第153回芥川賞を受賞した『火花』、2作目の『劇場』に続く新作となる『人間』は、昨年9月から9カ月間、毎日新聞夕刊で連載したものをまとめた著者初の長編小説だ。
主人公は漫画家になる夢に破れた38歳の男。青春時代を共に過ごした仲間からの連絡を受けるところから物語は展開し、「何者にもなれなかった自分」が苦い過去と対峙していく様が描かれている。
機内で携帯で入力したことも
刊行にあたっての発表会見が都内で行われた。
「準備も含めれば1年くらい、中断なく書いていたものが、ようやく本になったことが非常にうれしい」という著者だが、専業作家ではない又吉にとって、新聞連載はとりわけ厳しかったと想像できる。本人によれば、芸人の仕事が締め切り直前まで終わらず、路上に座りこんで仕上げたり、飛行場で8割までしか書けず、搭乗してから離陸するまでの時間で残り2割を携帯で入力したこともあったという。

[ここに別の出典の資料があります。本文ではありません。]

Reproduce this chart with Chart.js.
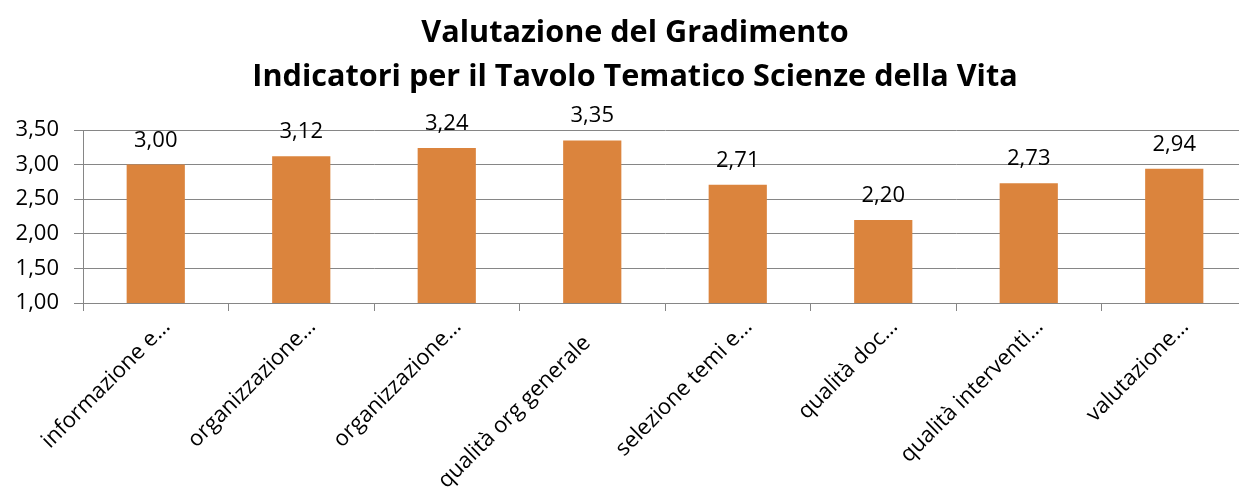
<!DOCTYPE html>
<html>
<head>
<meta charset="utf-8">
<script src="https://cdn.jsdelivr.net/npm/chart.js@4"></script>
<style>
html,body{margin:0;padding:0;background:#fff;overflow:hidden;}
#wrap{width:1270px;height:493px;}
</style>
</head>
<body>
<div id="wrap"><canvas id="c" width="1270" height="493"></canvas></div>
<script>
const titleLines = ['Valutazione del Gradimento', 'Indicatori per il Tavolo Tematico Scienze della Vita'];
const categories = ['informazione e…', 'organizzazione…', 'organizzazione…', 'qualità org generale', 'selezione temi e…', 'qualità doc…', 'qualità interventi…', 'valutazione…'];
const values = [3.00, 3.12, 3.24, 3.35, 2.71, 2.20, 2.73, 2.94];
const yMin = 1.0, yMax = 3.5, yStep = 0.5;

const FONT = '"Open Sans"';
const fmt = v => v.toFixed(2).replace('.', ',');

const valueLabels = {
  id: 'valueLabels',
  afterDatasetsDraw(chart) {
    const ctx = chart.ctx;
    const meta = chart.getDatasetMeta(0);
    ctx.save();
    ctx.font = '22px ' + FONT;
    ctx.fillStyle = '#000';
    ctx.textAlign = 'center';
    ctx.textBaseline = 'alphabetic';
    meta.data.forEach((bar, i) => {
      ctx.fillText(fmt(values[i]), bar.x, bar.y - 18);
    });
    ctx.restore();
  }
};

new Chart(document.getElementById('c'), {
  type: 'bar',
  data: {
    labels: categories,
    datasets: [{
      data: values,
      backgroundColor: '#DB843D',
      borderWidth: 0,
      barPercentage: 0.4,
      categoryPercentage: 1.0
    }]
  },
  options: {
    responsive: false,
    animation: false,
    layout: { padding: 0 },
    plugins: {
      legend: { display: false },
      tooltip: { enabled: false },
      title: {
        display: true,
        text: titleLines,
        color: '#000',
        font: { family: FONT, size: 30.6, weight: 'bold', lineHeight: 1.438 },
        padding: { top: 11, bottom: 31 }
      }
    },
    scales: {
      x: {
        offset: true,
        grid: { display: true, offset: true, drawOnChartArea: false, drawTicks: true, tickLength: 8, color: '#868686' },
        border: { display: true, color: '#868686' },
        ticks: {
          color: '#000', font: { family: FONT, size: 22 },
          minRotation: 45, maxRotation: 45, autoSkip: false,
          padding: 3, labelOffset: 11,
          // Excel sets the un-truncated label slightly further along its diagonal
          callback(v, i) { const l = this.getLabelForValue(v); return l.endsWith('…') ? l : l + '    '; }
        },
        afterFit(s) { s.height = 190; }
      },
      y: {
        min: yMin, max: yMax,
        grid: { color: '#868686', tickLength: 9 },
        border: { display: true, color: '#868686' },
        ticks: {
          stepSize: yStep, color: '#000', font: { family: FONT, size: 22 }, padding: 15,
          callback: v => fmt(v)
        },
        afterFit(s) { s.width = 83; }
      },
      yRight: {
        position: 'right',
        display: true,
        grid: { display: false, drawTicks: false },
        border: { display: false },
        ticks: { display: false },
        afterFit(s) { s.width = 23; }
      }
    }
  },
  plugins: [valueLabels]
});
</script>
</body>
</html>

この連載という執筆形態は作品にどういう影響を与えたのか。
「すべてを最初に書き上げるのでなく、連載ならではのライブ感を感じたかった。前日の自分が書いたことを引き受けて、『自分でもそこからどうなるかわからない』状態、もしかしたらこの先ないかもなあ、と思いながら書き進んで行く点が、前2作とは大きく違いましたね。でもその流れのおかげで物語が動いたところもある。なので、単行本化にあたって細かな修正はありましたが、連載中に生まれたリズムは残すようにしました」
東京・神保町、三省堂神田本店の店頭。書店員たちは、「僕達は人間をやるのが下手だ」と背中にプリントされた『人間』刊行記念Tシャツを着て接客をしていた。
青春が終わった後の人たちの人生
20代の若者達の青春時代を描いた処女作、『火花』。この作品中の「生きている限りバッドエンドはない、僕達はまだ途中だ」というセリフの意味を、ずっと考えていたという。
「バッドエンドはない、すなわち、青春が終わった後の人たちの人生はどのように続いているのか、にフォーカスしたかったんです。人生には劇的な瞬間とか出来事がおさめられていることも多いが、実はその後の時間の方が長いのかもしれない。そこを書いてみたいと思った。今回の作品では、38歳の主人公が青春をどう振り返り、青春についてどう考えているのかを書いています。そういう意味で、1作目、2作目とつながっている作品です」
20代前半の若者の生き様を描く処女作と、38歳の主人公を描く今回の作品。どちらの作中でも、登場人物たちが現実の厳しさを感じながら夢に向かってあがく様子が描かれている。筆者は20代だが、作中の主人公と同い年の著者に、20代と38歳、両年代における「夢」に対する感覚はどのように違うかを聞いてみた。
「そうですね、夢の捉え方とか、かつての夢が30代になってどう変化していくのかは、書きながら考えていたことです。自分は何者かになろうとしていたが、なれなかった。だがそのなれなかった何者とは何者なのか。そういうことを今回の小説では書いています」
やりたかったことや夢そのもの、それは変わっていくし、変わっていってよい、と著者は言う。「永遠に実現不可能の夢もあること」をその後の人生で悟り、さて、そこからどうして行くかを考えていく。つまり叶わなかったことに端を発して、また新たな目標や希望をもつ、「そういうことに慣れてきて、特別なことじゃないと感じるようになっていくのが、20代とは大きく違うのではないでしょうか」。
「叶わなかった夢」をあきらめるというより、そこをスタート地点として夢を「更新し続ける」人物たちに出会えそうな今回の作品。夢は変わっていく、変わってもいいのだ、というメッセージを新鮮に感じる読者は、年代を問わず少なくないかもしれない。